Variations in Accounting Practice
The accounting standards programmed has sought to eliminate the scope for variations in accounting practices, both within company annual reports and between one company and another. Nevertheless there remains significant scope for variations. Some of the more common areas are referred to below.
Impact of fixed asset revaluations
Depreciation charges may be based on either historical cost or revalued amount.
Long term contracts
Where a particular contract of less than 12 months’ duration is accounted for as long-term may well be a matter of fine judgment.
In addition, for long-term contracts which are expected to be profitable, there are several acceptable ways of allocating profit over the life of the contract.
Group accounts matters
Business combinations which satisfy the merger conditions may be consolidated either on a merger accounting basis or an acquisition accounting basis.
Where foreign subsidiaries are translated using the closing rate/net investment method, profit and loss accounts items may be translated at either average rate or loosing rate.
Under acquisition accounting, there is scope for determining the extend to which provisions for losses and reorganization costs may be taken into account under the fair value exercise. A future standard is likely to restrict this scope significantly.
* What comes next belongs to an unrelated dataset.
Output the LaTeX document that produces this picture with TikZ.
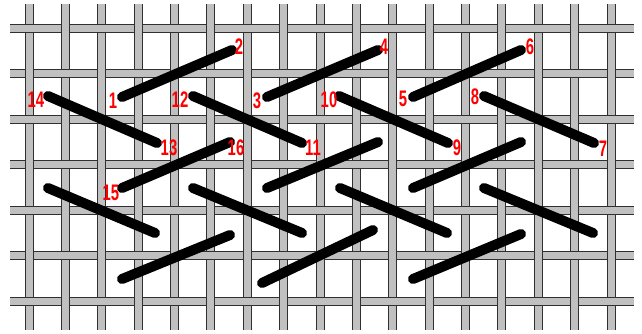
\documentclass[tikz,border=0pt]{standalone}
\usepackage{fontspec}
\newfontfamily\lblfont[FakeStretch=0.66]{Liberation Sans}
\definecolor{thread}{HTML}{C0C0C0}
\definecolor{edge}{HTML}{303030}
\definecolor{lblred}{HTML}{FF0000}
\tikzset{
  threadedge/.style={draw=edge,line width=9pt,line cap=butt},
  threadfill/.style={draw=thread,line width=7pt,line cap=butt},
  stitch/.style={draw=black,line width=10pt,line cap=round},
  lbl/.style={text=lblred,inner sep=0pt,font=\lblfont\bfseries\fontsize{22.5}{22.5}\selectfont}
}
\begin{document}
\begin{tikzpicture}[x=1pt,y=-1pt]
\useasboundingbox (0,0) rectangle (642,334);
\fill[white] (0,0) rectangle (642,334);
% vertical threads
\foreach \i in {0,...,16}{
  \pgfmathsetmacro{\vx}{floor(29+36.38*\i)+0.5}
  \draw[threadedge] (\vx,4) -- (\vx,330);
  \draw[threadfill] (\vx,4) -- (\vx,330);
}
% horizontal threads
\foreach \r in {0,...,6}{
  \pgfmathsetmacro{\hy}{floor(28+45.5*\r)+0.5}
  \draw[threadedge] (10,\hy) -- (634,\hy);
  \draw[threadfill] (10,\hy) -- (634,\hy);
}
% crossings where the vertical thread lies on top
\foreach \r in {0,...,6}{
  \foreach \i in {0,...,16}{
    \pgfmathparse{int(mod(\i+\r,2))}
    \ifnum\pgfmathresult=1
      \pgfmathsetmacro{\vx}{floor(29+36.38*\i)+0.5}
      \pgfmathsetmacro{\hy}{floor(28+45.5*\r)+0.5}
      \draw[threadedge] (\vx,\hy-6) -- (\vx,\hy+6);
      \draw[threadfill] (\vx,\hy-7) -- (\vx,\hy+7);
    \fi
  }
}
% stitches
\draw[stitch] (122,97) -- (232,50);
\draw[stitch] (267,97) -- (378,50);
\draw[stitch] (413,97) -- (521,50);
\draw[stitch] (48,96) -- (157,143);
\draw[stitch] (193,96) -- (302,143);
\draw[stitch] (339,96) -- (448,143);
\draw[stitch] (484,96) -- (594,143);
\draw[stitch] (122,188) -- (230,142);
\draw[stitch] (267,188) -- (378,142);
\draw[stitch] (413,188) -- (521,142);
\draw[stitch] (48,188) -- (155,233);
\draw[stitch] (193,188) -- (302,233);
\draw[stitch] (340,188) -- (447,233);
\draw[stitch] (484,188) -- (593,233);
\draw[stitch] (122,279) -- (230,235);
\draw[stitch] (262,283) -- (373,230);
\draw[stitch] (413,279) -- (521,234);
% labels
\node[lbl] (n1) at (113,101) {1};
\node[lbl] (n2) at (239,47) {2};
\node[lbl] (n3) at (257,101) {3};
\node[lbl] (n4) at (384,47) {4};
\node[lbl] (n5) at (403,99) {5};
\node[lbl] (n6) at (530,47) {6};
\node[lbl] (n7) at (603,149) {7};
\node[lbl] (n8) at (475,97) {8};
\node[lbl] (n9) at (457,148) {9};
\node[lbl] (n10) at (329,100) {10};
\node[lbl] (n11) at (313,148) {11};
\node[lbl] (n12) at (180,100) {12};
\node[lbl] (n13) at (169,148) {13};
\node[lbl] (n14) at (36,100) {14};
\node[lbl] (n15) at (111,193) {15};
\node[lbl] (n16) at (236,148) {16};
\end{tikzpicture}
\end{document}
Extraordinary and exceptional items
Until there has been considerable scope for deciding whether particular reorganization costs should be treated as exceptional or extraordinary. However, a financial reporting standard effectively abolish extraordinary items and introduces significant changes in both accounting disclosures.
Intangible fixed assets
Goodwill- purchased goodwill may be eliminated against reserves are as soon as it arises. Alternatively it may be carried forward as an intangible fixed asset amortized over useful life.
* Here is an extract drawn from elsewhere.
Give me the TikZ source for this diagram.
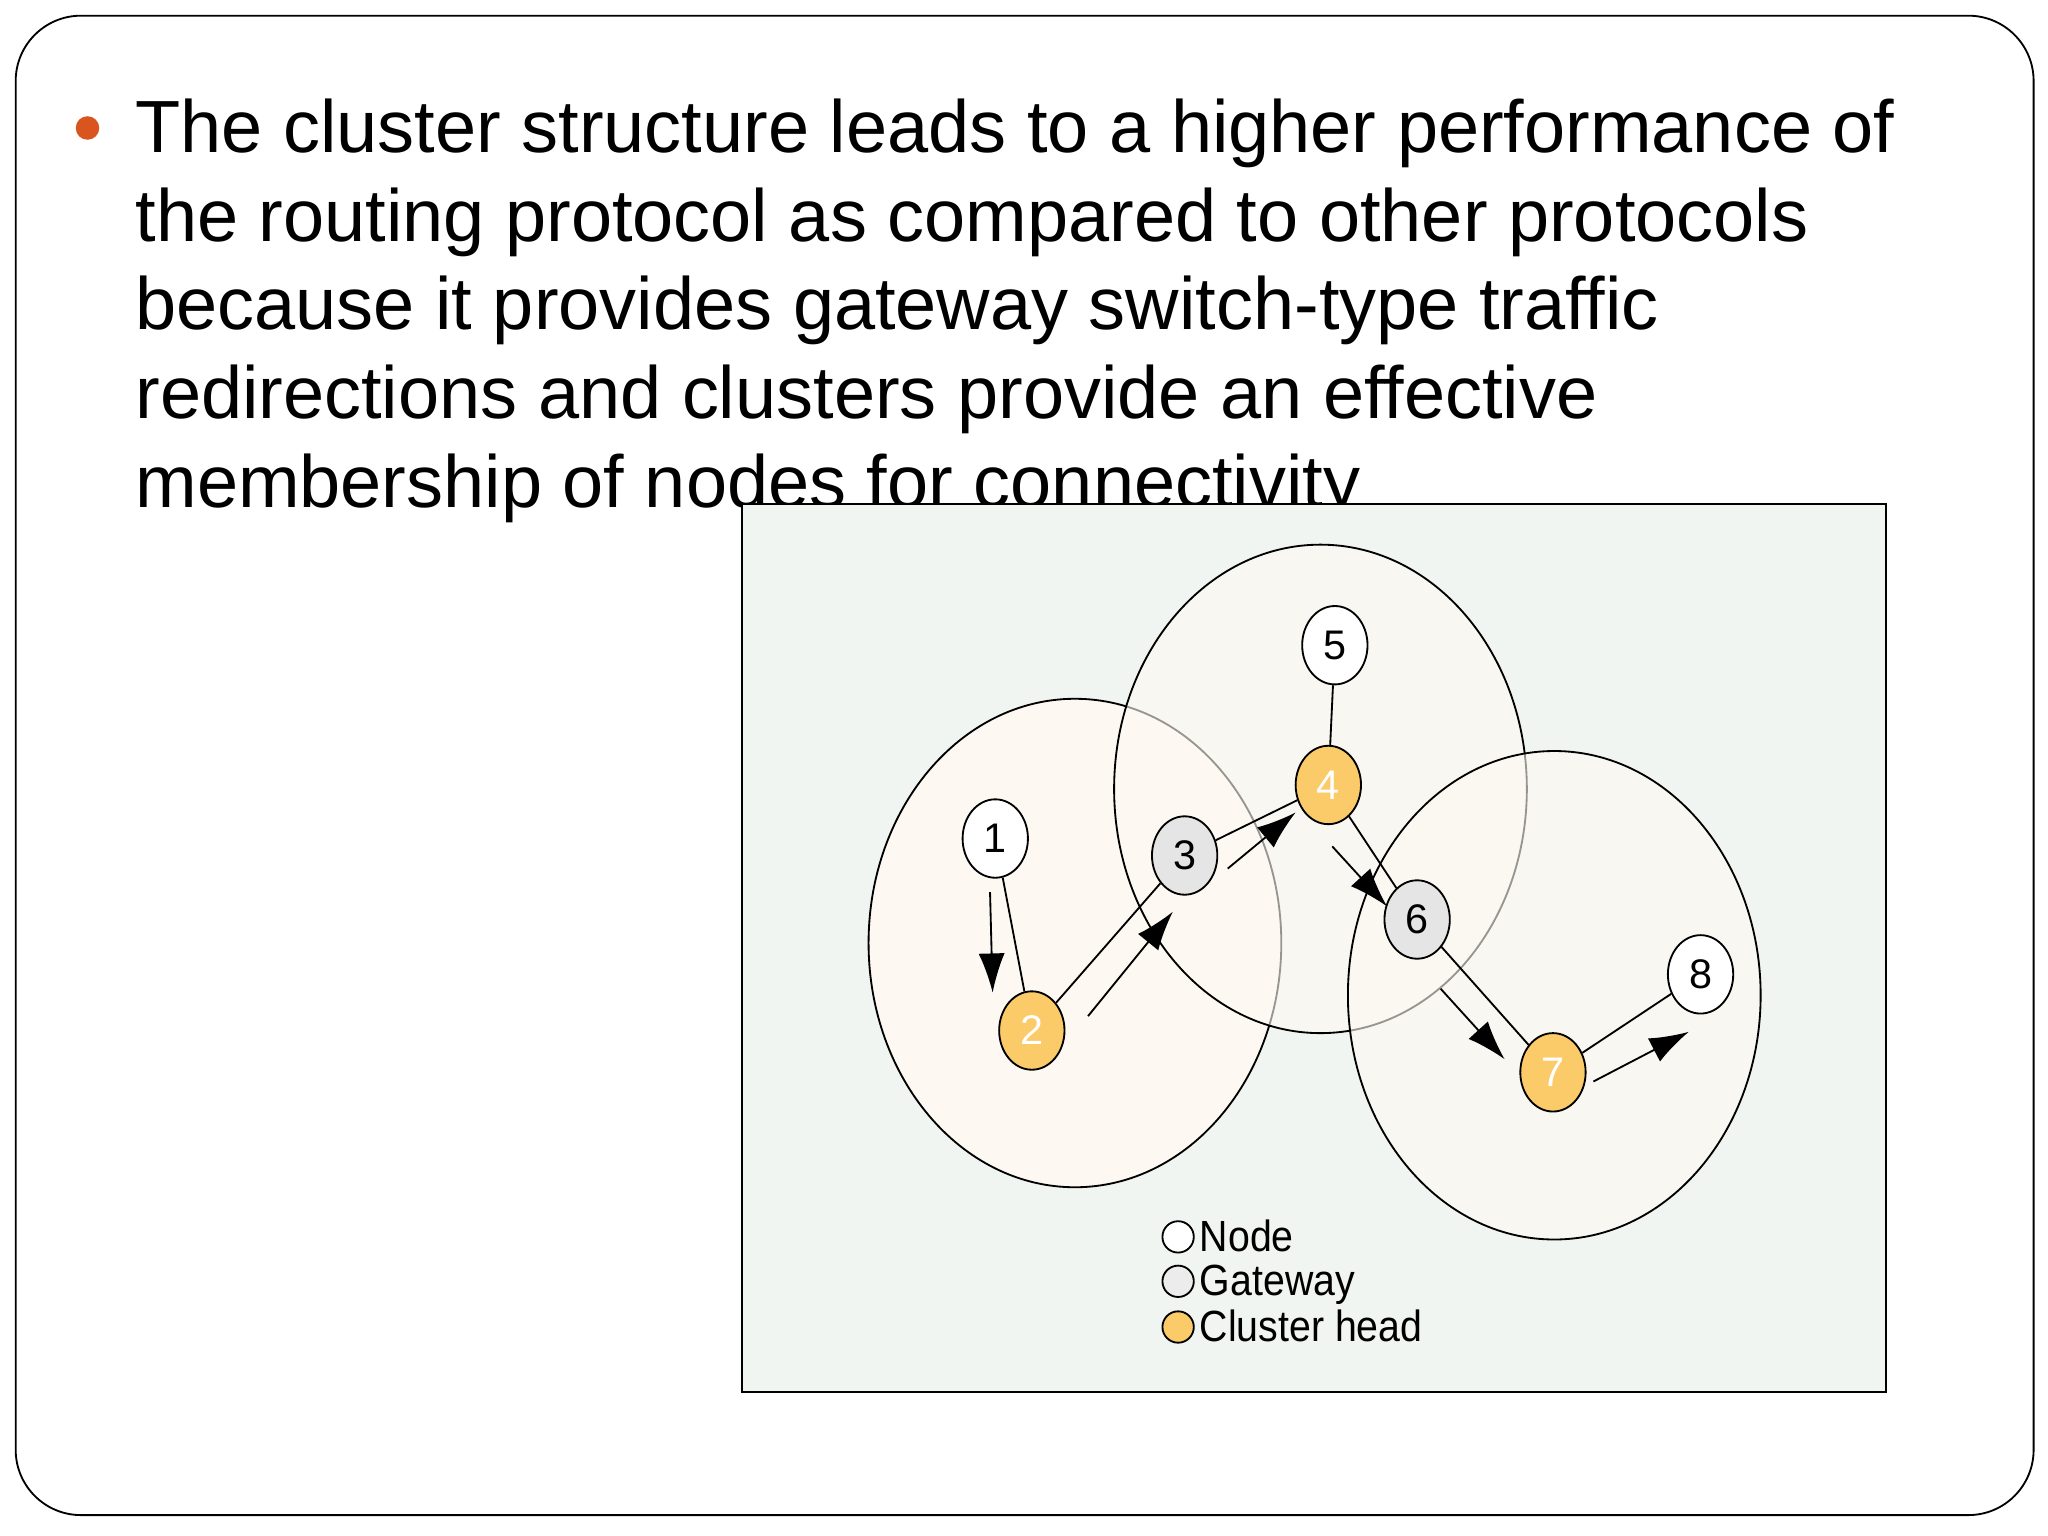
\documentclass[tikz,border=0pt]{standalone}
\usepackage{fontspec}
\setmainfont{Liberation Sans}
\usetikzlibrary{shapes.geometric,arrows.meta}
\definecolor{orng}{HTML}{FBCB6A}
\definecolor{bul}{HTML}{D9541E}
\definecolor{bg}{HTML}{F1F5F2}
\definecolor{cream}{HTML}{FDF9F2}
\begin{document}
\begin{tikzpicture}[x=0.01cm,y=-0.01cm,
  nd/.style={ellipse,draw,thin,minimum width=0.5cm,minimum height=0.6cm,inner sep=0pt,font=\fontsize{9}{9}\selectfont},
  cl/.style={draw,thin,fill=cream},
  ln/.style={thin},
  ar/.style={thin,-{Latex[length=0.3cm,width=0.2cm]}},
  lg/.style={circle,draw,thin,minimum size=0.24cm,inner sep=0pt}]
\useasboundingbox (0,0) rectangle (1568,1176);
\fill[white] (0,0) rectangle (1568,1176);
\draw[rounded corners=0.5cm] (12,12) rectangle (1557,1160);
\fill[bul] (67,98) circle (9);
\node[anchor=north west,align=left,inner sep=0pt,font=\fontsize{16.1}{19.3}\selectfont] at (103,75)
 {The cluster structure leads to a higher performance of\\the routing protocol as compared to other protocols\\because it provides gateway switch-type traffic\\redirections and clusters provide an effective\\membership of nodes for connectivity};
\draw[fill=bg] (568,386) rectangle (1444,1066);
\draw[cl] (823,722) ellipse (158 and 187);
\draw[cl,fill opacity=0.6] (1011,604) ellipse (158 and 187);
\draw[cl,fill opacity=0.6] (1190,762) ellipse (158 and 187);
\node[nd,fill=white] (n1) at (762,642) {1};
\node[nd,fill=orng] (n2) at (790,789) {\textcolor{white}{2}};
\node[nd,fill=gray!20] (n3) at (907,655) {3};
\node[nd,fill=orng] (n4) at (1017,601) {\textcolor{white}{4}};
\node[nd,fill=white] (n5) at (1022,494) {5};
\node[nd,fill=gray!20] (n6) at (1085,704) {6};
\node[nd,fill=orng] (n7) at (1189,821) {\textcolor{white}{7}};
\node[nd,fill=white] (n8) at (1302,746) {8};
\draw[ln] (n1)--(n2) (n2)--(n3) (n3)--(n4) (n4)--(n5) (n4)--(n6) (n6)--(n7) (n7)--(n8);
\coordinate (a1) at (758,683); \coordinate (b1) at (760,760);
\coordinate (a2) at (833,778); \coordinate (b2) at (898,698);
\coordinate (a3) at (940,665); \coordinate (b3) at (992,622);
\coordinate (a4) at (1020,648); \coordinate (b4) at (1062,694);
\coordinate (a5) at (1103,757); \coordinate (b5) at (1152,811);
\coordinate (a6) at (1220,828); \coordinate (b6) at (1293,790);
\foreach \i in {1,...,6} \draw[ar] (a\i)--(b\i);
\node[lg,fill=white] (l1) at (902,947) {};
\node[lg,fill=gray!15] (l2) at (902,981) {};
\node[lg,fill=orng] (l3) at (902,1016) {};
\foreach \i/\t in {1/Node,2/Gateway,3/Cluster head}
  \node[anchor=base west,inner sep=0pt,font=\fontsize{9.5}{9.5}\selectfont,xscale=0.9] at ([xshift=0.16cm,yshift=-0.11cm]l\i.center) {\t};
\end{tikzpicture}
\end{document}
Development costs which satisfy the criteria may be written off to profit and loss account as they arise. Alternatively they may be capitalized as an intangible fixed asset amortized over a period.
Deferred revenue expenditure
Certain borrowing costs may be capitalized as part of the cost of a fixed asset or they may be charged to profit and loss as incurred.
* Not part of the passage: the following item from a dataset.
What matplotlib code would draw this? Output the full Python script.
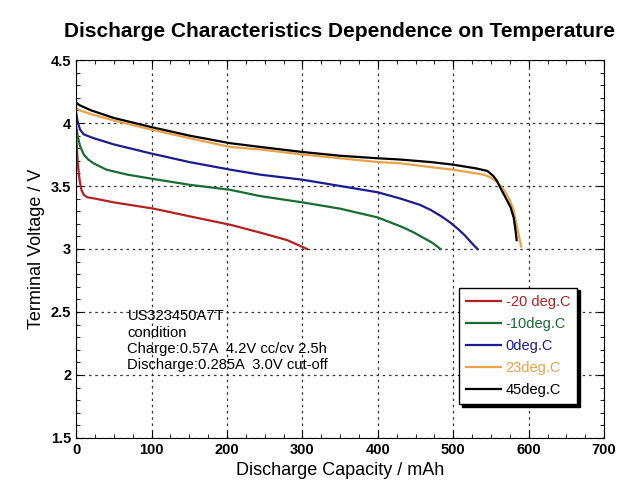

Pre-opening expenses relating to new hotels or store may be carried forward in the balance sheet and expenses over a period. Alternatively they may be written off as incurred.
Companies were offered a choice of radically different traditional provisions. The effect of this choice will last many years.
Post balance sheet events
Certain post balance sheet events which would normally be classified as non-adjusting may be treated as adjusting in special circumstances.
The above examples are many and varied but the list is by no means comprehensive. The purpose of the above is underlining the scope for significant variations in accounting practice between different companies.